We are a small team that will start using KNIME Server more intensively. Before migrating all our local workflows to the server, I am curious if anyone has any materials or resources that explain how to structure folders and workflows logically on the server. If you don’t have materials but can share examples that work well in your organizations, that would be also great.
So far, I am considering the following folder structure:
KNIME Server
Development
1.1 User1
1.2 User2
…
Staging
2.1 Workflows
Production
3.1 Workflows
3.2 DataApps
3.3 WebServices
SharedResources
4.1 Data
4.2 Components
4.3 Templates
Documentation
I am very interested to hear about the structures you use or any guidelines you follow.
I can add these points but it might depend on the nature of your projects. Will they run longer or will you have use cases that are constantly shifting.

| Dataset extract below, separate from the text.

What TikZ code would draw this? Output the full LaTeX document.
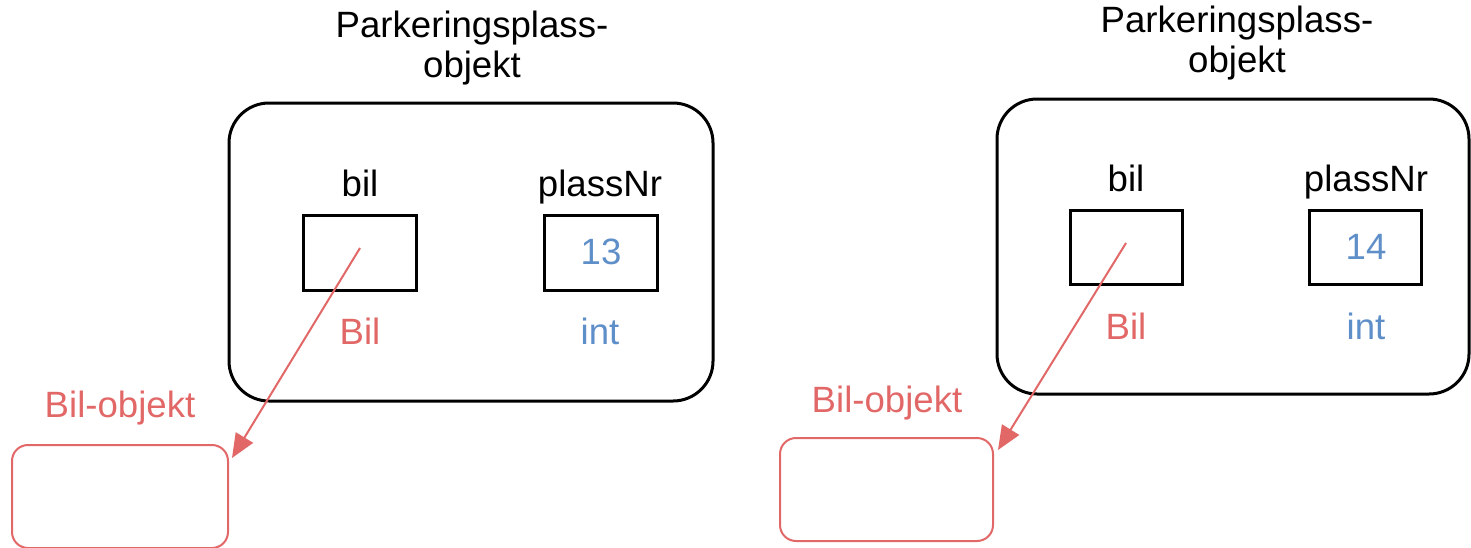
\documentclass[tikz,border=0pt]{standalone}
\usepackage{fontspec}
\setmainfont{Liberation Sans}
\usetikzlibrary{arrows.meta}
\definecolor{redc}{HTML}{E26868}
\definecolor{bluec}{HTML}{5F8FC9}
\tikzset{
  txt/.style={font=\fontsize{18.3}{21}\selectfont, inner sep=0pt, anchor=base},
  outer/.style={draw=black, line width=1.5pt, rounded corners=20pt, fill=white, inner sep=0pt},
  field/.style={draw=black, line width=1.5pt, fill=white, inner sep=0pt},
  target/.style={draw=redc, line width=1pt, rounded corners=8pt, fill=white, inner sep=0pt},
  ref/.style={draw=redc, line width=1pt, -{Triangle[length=12pt,width=10pt]}},
}
\begin{document}
\begin{tikzpicture}[x=0.5pt,y=-0.5pt]
\useasboundingbox (0,0) rectangle (1471,547);

% ---------- left ----------
\node[txt] (t1a) at (472,37) {Parkeringsplass-};
\node[txt] (t1b) at (472,77) {objekt};
\node[outer, minimum width=242pt, minimum height=149pt] (p1) at (471,252) {};
\node[txt] (l1bil) at (360,196) {bil};
\node[txt] (l1pn) at (600,196) {plassNr};
\node[field, minimum width=56.5pt, minimum height=37.5pt] (b1) at (360,252.5) {};
\node[field, minimum width=56.5pt, minimum height=37.5pt] (n1) at (600.5,252.5) {};
\node[txt, text=bluec] (v1) at (601,264) {13};
\node[txt, text=redc] (y1) at (360,344) {Bil};
\node[txt, text=bluec] (i1) at (600,344) {int};
\node[txt, text=redc] (o1lab) at (120,417) {Bil-objekt};
\node[target, minimum width=108pt, minimum height=51.5pt] (o1) at (120,496.5) {};
\coordinate (s1) at (360,248);
\coordinate (e1) at (232,458);
\draw[ref] (s1) -- (e1);

% ---------- right ----------
\node[txt] (t2a) at (1237,32) {Parkeringsplass-};
\node[txt] (t2b) at (1237,72) {objekt};
\node[outer, minimum width=236pt, minimum height=147.5pt] (p2) at (1233,246.5) {};
\node[txt] (l2bil) at (1126,191) {bil};
\node[txt] (l2pn) at (1366,191) {plassNr};
\node[field, minimum width=56pt, minimum height=37pt] (b2) at (1126,247) {};
\node[field, minimum width=56pt, minimum height=37pt] (n2) at (1365.5,247) {};
\node[txt, text=bluec] (v2) at (1366,259) {14};
\node[txt, text=redc] (y2) at (1126,339) {Bil};
\node[txt, text=bluec] (i2) at (1366,339) {int};
\node[txt, text=redc] (o2lab) at (887,412) {Bil-objekt};
\node[target, minimum width=106.5pt, minimum height=51.5pt] (o2) at (886.5,489.5) {};
\coordinate (s2) at (1126,243);
\coordinate (e2) at (998,450);
\draw[ref] (s2) -- (e2);
\end{tikzpicture}
\end{document}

Two organisational patterns I like:
years - I like to have stuff in such folders. They will age out to a certain degree and you can remember when this was
project folders that have some sort of ID number while the first character is a letter. Maybe you have a Jira dashboard or project number and you then add a description. That way you can search for the number. Often you would also remember it and just refer to it by that.
Maybe two very short layers and then longer workflow groups. So you will drill down fast but the longer names will not fill up your screen.
SALES /
2022 /
a_REP_45677_prepare_reporting/ (folder)
data (folder)
script (folder)
result (folder)
m_TEAM_B_2022_675654_sales_machine_learnig (workflow)
m_TEAM_B_2022_675654_sales_machine_learnig_preparation
Since I have been around for some time I like to stick to no special characters and only underscores to separate folders
Inside folders I like the workflows to have again a character and then a numeric order in steps of 5 or 10.
a_REP_64646_machine_learning_project (top folder)
data (folder)
script (folder)
result (folder)
graphics (folder)
b_001_load_data (workflow)
b_005_preprocessing
b_010_machine_learning
b_050_evaluation
This way you have some order, but you also are able to insert additional workflows if needed without having to redo the whole thing. Also maybe use relative paths in the workflows towards your data folders (…/data/) so you can move the whole top structure without breaking anything.
Also you can export the whole top folder (maybe reset it) and leave out the /data/ folder and you have just your logic and structure without large datasets.
Also I like to develop workflows on a local KNIME version and then upload this to the server with a description about the changes.